_Challenge_.
Leave out the pictures and repeat the rest of the material exactly.

----

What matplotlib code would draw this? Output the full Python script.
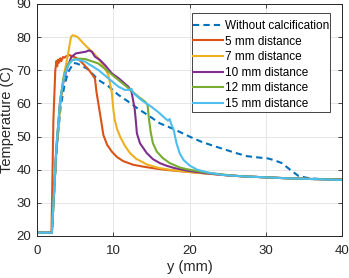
import matplotlib
matplotlib.use('Agg')
import matplotlib.pyplot as plt
from matplotlib.patches import Rectangle

plt.rcParams['font.family'] = ['Liberation Sans', 'DejaVu Sans']

# curve data (y in mm, temperature in C)
x_ref = [0, 1.95, 2.6, 3.1, 3.6, 4.1, 4.8, 5.3, 6.0, 6.7, 8.04, 9.35, 10.66, 12, 13.3, 14.6,
         16.1, 17.9, 20, 21.5, 23, 24.5, 26, 27.5, 29, 30.3, 31.2, 32.1, 33.2, 34.3, 35.5,
         37, 40]
t_ref = [21, 21, 47, 59, 65.5, 69.5, 72.2, 72, 71.2, 70.3, 67.1, 65.2, 62.6, 60.5, 58.3, 56.4,
         54, 52.3, 50, 48.5, 47.3, 46.2, 45.1, 44.1, 43.7, 43.4, 42.8, 42, 40, 38.1, 37.5,
         37.2, 37]

x_5 = [0, 1.9, 2.15, 2.4, 2.55, 2.65, 2.75, 2.9, 3.05, 3.2, 3.4, 3.6, 3.8, 4.25, 5.1, 5.7,
       6.4, 6.9, 7.4, 7.6, 7.8, 8.15, 8.4, 8.7, 9.2, 9.8, 10.5, 11.3, 12.6, 14, 16, 18, 20,
       22, 25, 27, 30, 33, 36, 40]
t_5 = [21, 21, 55, 70, 72.8, 71.2, 73.2, 72.3, 73.6, 72.8, 74, 73.8, 74.2, 74.6, 73.8, 72.8,
       71.1, 69.8, 68.2, 67.5, 63.5, 58.5, 55, 50.5, 47.5, 45.5, 43.8, 42.6, 41.5, 40.9, 40.2,
       39.7, 39.3, 38.9, 38.3, 38.0, 37.7, 37.4, 37.2, 37.0]

x_7 = [0, 1.95, 2.5, 3.0, 3.4, 4.0, 4.46, 4.7, 5.3, 6.3, 7.5, 8.04, 8.9, 9.35, 9.8, 10.0,
       10.2, 10.5, 10.9, 11.5, 12.2, 13, 14.4, 16, 18, 20, 22, 25, 27, 30, 33, 36, 40]
t_7 = [21, 21, 45, 58, 67, 74, 80.1, 80.6, 80.1, 77.6, 75, 73.6, 70.6, 68.6, 63.5, 58.5,
       55, 52.3, 50, 47.3, 45, 43.3, 41.6, 40.5, 39.8, 39.3, 38.9, 38.3, 38.0, 37.7, 37.4,
       37.2, 37.0]

x_10 = [0, 1.95, 2.5, 3.0, 3.5, 4.0, 4.5, 5.1, 6.4, 6.8, 7.2, 7.6, 8.26, 8.9, 9.8, 10.7, 12,
        12.4, 12.6, 12.8, 12.95, 13.1, 13.5, 14.4, 15.2, 16.1, 17, 18, 20, 22, 25, 27, 30, 33,
        36, 40]
t_10 = [21, 21, 45, 60, 67, 71, 74, 75.1, 75.6, 76, 75.6, 74.1, 73.1, 71.6, 69.1, 67.6, 65,
        63.5, 61, 58.5, 55, 51, 48, 45, 43.2, 42, 41.2, 40.5, 39.6, 39.0, 38.3, 38.0, 37.7,
        37.4, 37.2, 37.0]

x_12 = [0, 1.95, 2.6, 3.1, 3.6, 4.1, 4.7, 5.5, 6.3, 8.0, 9.35, 10.66, 12, 13.3, 14.2, 14.5,
        14.7, 14.9, 15.2, 15.7, 16.5, 17.4, 18.8, 20, 22, 25, 27, 30, 33, 36, 40]
t_12 = [21, 21, 48, 62, 69, 72, 73.2, 73.5, 73.4, 72.1, 69.6, 67.1, 64.6, 62, 60.5, 59.5,
        55, 51.5, 48, 45.5, 43.5, 42, 40.6, 40, 39.2, 38.4, 38.0, 37.7, 37.4, 37.2, 37.0]

x_15 = [0, 1.95, 2.6, 3.1, 3.6, 4.1, 4.6, 5.2, 6.3, 8.04, 9.35, 10.66, 11.5, 12.2, 12.4,
        12.6, 13.7, 15.0, 16.0, 16.8, 17.2, 17.4, 17.6, 17.9, 18.3, 18.7, 19.2, 20, 21, 22.5,
        24.4, 27, 30, 33, 36, 40]
t_15 = [21, 21, 49, 62, 68.5, 71.5, 73, 73.3, 72.6, 70.1, 67.6, 65.1, 64.1, 64.1, 64.4,
        63.2, 61, 59, 57.2, 55.5, 54.8, 55.3, 53.8, 52.2, 48, 45, 43, 41.3, 40, 39.1, 38.4,
        38.0, 37.7, 37.4, 37.2, 36.9]

labels = ['Without calcification', '5 mm distance', '7 mm distance',
          '10 mm distance', '12 mm distance', '15 mm distance']
colors = ['#0072BD', '#D95319', '#EDB120', '#7E2F8E', '#77AC30', '#4DBEEE']

fig = plt.figure(figsize=(3.49, 2.78), dpi=100)
ax = fig.add_axes([37 / 349, 42 / 278, 305 / 349, 232 / 278])

ax.plot(x_ref, t_ref, color=colors[0], lw=1.5, dashes=(3, 2), label=labels[0])
series = [(x_5, t_5), (x_7, t_7), (x_10, t_10), (x_12, t_12), (x_15, t_15)]
for (xs, ts), c, lab in zip(series, colors[1:], labels[1:]):
    ax.plot(xs, ts, color=c, lw=1.5, label=lab)

ax.set_xlim(0, 40)
ax.set_ylim(20, 90)
ax.set_xticks([0, 10, 20, 30, 40])
ax.set_yticks(range(20, 91, 10))
ax.set_xlabel('y (mm)', fontsize=10.5, color='#262626', labelpad=2.5)
ax.set_ylabel('Temperature (C)', fontsize=10.5, color='#262626', labelpad=2)

ax.grid(True, color='#e2e2e2', linewidth=0.6)
ax.set_axisbelow(True)
ax.tick_params(direction='in', top=True, right=True, length=3, width=0.6,
               colors='#262626', labelsize=9.5)
ax.tick_params(axis='x', pad=6.5)
ax.tick_params(axis='y', pad=4)
for s in ax.spines.values():
    s.set_color('#262626')
    s.set_linewidth(0.7)

# legend: entries without frame, box drawn separately (MATLAB-like tight sides)
leg = ax.legend(loc='upper right', bbox_to_anchor=(0.957, 0.931), borderaxespad=0,
                fontsize=8.5, handlelength=2.6, handletextpad=0.1, labelspacing=0.3,
                borderpad=0, frameon=False)
leg.set_zorder(6)
ax.add_patch(Rectangle((0.508, 0.534), 0.453, 0.427, transform=ax.transAxes,
                       facecolor='white', edgecolor='#262626', linewidth=0.6, zorder=5))

fig.savefig('out.png', dpi=100)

----

_Completed exercise_.
What matplotlib code would draw this? Output the full Python script.
import matplotlib
matplotlib.use('Agg')
import matplotlib.pyplot as plt
from matplotlib.patches import Rectangle

plt.rcParams['font.family'] = ['Liberation Sans', 'DejaVu Sans']

# curve data (y in mm, temperature in C)
x_ref = [0, 1.95, 2.6, 3.1, 3.6, 4.1, 4.8, 5.3, 6.0, 6.7, 8.04, 9.35, 10.66, 12, 13.3, 14.6,
         16.1, 17.9, 20, 21.5, 23, 24.5, 26, 27.5, 29, 30.3, 31.2, 32.1, 33.2, 34.3, 35.5,
         37, 40]
t_ref = [21, 21, 47, 59, 65.5, 69.5, 72.2, 72, 71.2, 70.3, 67.1, 65.2, 62.6, 60.5, 58.3, 56.4,
         54, 52.3, 50, 48.5, 47.3, 46.2, 45.1, 44.1, 43.7, 43.4, 42.8, 42, 40, 38.1, 37.5,
         37.2, 37]

x_5 = [0, 1.9, 2.15, 2.4, 2.55, 2.65, 2.75, 2.9, 3.05, 3.2, 3.4, 3.6, 3.8, 4.25, 5.1, 5.7,
       6.4, 6.9, 7.4, 7.6, 7.8, 8.15, 8.4, 8.7, 9.2, 9.8, 10.5, 11.3, 12.6, 14, 16, 18, 20,
       22, 25, 27, 30, 33, 36, 40]
t_5 = [21, 21, 55, 70, 72.8, 71.2, 73.2, 72.3, 73.6, 72.8, 74, 73.8, 74.2, 74.6, 73.8, 72.8,
       71.1, 69.8, 68.2, 67.5, 63.5, 58.5, 55, 50.5, 47.5, 45.5, 43.8, 42.6, 41.5, 40.9, 40.2,
       39.7, 39.3, 38.9, 38.3, 38.0, 37.7, 37.4, 37.2, 37.0]

x_7 = [0, 1.95, 2.5, 3.0, 3.4, 4.0, 4.46, 4.7, 5.3, 6.3, 7.5, 8.04, 8.9, 9.35, 9.8, 10.0,
       10.2, 10.5, 10.9, 11.5, 12.2, 13, 14.4, 16, 18, 20, 22, 25, 27, 30, 33, 36, 40]
t_7 = [21, 21, 45, 58, 67, 74, 80.1, 80.6, 80.1, 77.6, 75, 73.6, 70.6, 68.6, 63.5, 58.5,
       55, 52.3, 50, 47.3, 45, 43.3, 41.6, 40.5, 39.8, 39.3, 38.9, 38.3, 38.0, 37.7, 37.4,
       37.2, 37.0]

x_10 = [0, 1.95, 2.5, 3.0, 3.5, 4.0, 4.5, 5.1, 6.4, 6.8, 7.2, 7.6, 8.26, 8.9, 9.8, 10.7, 12,
        12.4, 12.6, 12.8, 12.95, 13.1, 13.5, 14.4, 15.2, 16.1, 17, 18, 20, 22, 25, 27, 30, 33,
        36, 40]
t_10 = [21, 21, 45, 60, 67, 71, 74, 75.1, 75.6, 76, 75.6, 74.1, 73.1, 71.6, 69.1, 67.6, 65,
        63.5, 61, 58.5, 55, 51, 48, 45, 43.2, 42, 41.2, 40.5, 39.6, 39.0, 38.3, 38.0, 37.7,
        37.4, 37.2, 37.0]

x_12 = [0, 1.95, 2.6, 3.1, 3.6, 4.1, 4.7, 5.5, 6.3, 8.0, 9.35, 10.66, 12, 13.3, 14.2, 14.5,
        14.7, 14.9, 15.2, 15.7, 16.5, 17.4, 18.8, 20, 22, 25, 27, 30, 33, 36, 40]
t_12 = [21, 21, 48, 62, 69, 72, 73.2, 73.5, 73.4, 72.1, 69.6, 67.1, 64.6, 62, 60.5, 59.5,
        55, 51.5, 48, 45.5, 43.5, 42, 40.6, 40, 39.2, 38.4, 38.0, 37.7, 37.4, 37.2, 37.0]

x_15 = [0, 1.95, 2.6, 3.1, 3.6, 4.1, 4.6, 5.2, 6.3, 8.04, 9.35, 10.66, 11.5, 12.2, 12.4,
        12.6, 13.7, 15.0, 16.0, 16.8, 17.2, 17.4, 17.6, 17.9, 18.3, 18.7, 19.2, 20, 21, 22.5,
        24.4, 27, 30, 33, 36, 40]
t_15 = [21, 21, 49, 62, 68.5, 71.5, 73, 73.3, 72.6, 70.1, 67.6, 65.1, 64.1, 64.1, 64.4,
        63.2, 61, 59, 57.2, 55.5, 54.8, 55.3, 53.8, 52.2, 48, 45, 43, 41.3, 40, 39.1, 38.4,
        38.0, 37.7, 37.4, 37.2, 36.9]

labels = ['Without calcification', '5 mm distance', '7 mm distance',
          '10 mm distance', '12 mm distance', '15 mm distance']
colors = ['#0072BD', '#D95319', '#EDB120', '#7E2F8E', '#77AC30', '#4DBEEE']

fig = plt.figure(figsize=(3.49, 2.78), dpi=100)
ax = fig.add_axes([37 / 349, 42 / 278, 305 / 349, 232 / 278])

ax.plot(x_ref, t_ref, color=colors[0], lw=1.5, dashes=(3, 2), label=labels[0])
series = [(x_5, t_5), (x_7, t_7), (x_10, t_10), (x_12, t_12), (x_15, t_15)]
for (xs, ts), c, lab in zip(series, colors[1:], labels[1:]):
    ax.plot(xs, ts, color=c, lw=1.5, label=lab)

ax.set_xlim(0, 40)
ax.set_ylim(20, 90)
ax.set_xticks([0, 10, 20, 30, 40])
ax.set_yticks(range(20, 91, 10))
ax.set_xlabel('y (mm)', fontsize=10.5, color='#262626', labelpad=2.5)
ax.set_ylabel('Temperature (C)', fontsize=10.5, color='#262626', labelpad=2)

ax.grid(True, color='#e2e2e2', linewidth=0.6)
ax.set_axisbelow(True)
ax.tick_params(direction='in', top=True, right=True, length=3, width=0.6,
               colors='#262626', labelsize=9.5)
ax.tick_params(axis='x', pad=6.5)
ax.tick_params(axis='y', pad=4)
for s in ax.spines.values():
    s.set_color('#262626')
    s.set_linewidth(0.7)

# legend: entries without frame, box drawn separately (MATLAB-like tight sides)
leg = ax.legend(loc='upper right', bbox_to_anchor=(0.957, 0.931), borderaxespad=0,
                fontsize=8.5, handlelength=2.6, handletextpad=0.1, labelspacing=0.3,
                borderpad=0, frameon=False)
leg.set_zorder(6)
ax.add_patch(Rectangle((0.508, 0.534), 0.453, 0.427, transform=ax.transAxes,
                       facecolor='white', edgecolor='#262626', linewidth=0.6, zorder=5))

fig.savefig('out.png', dpi=100)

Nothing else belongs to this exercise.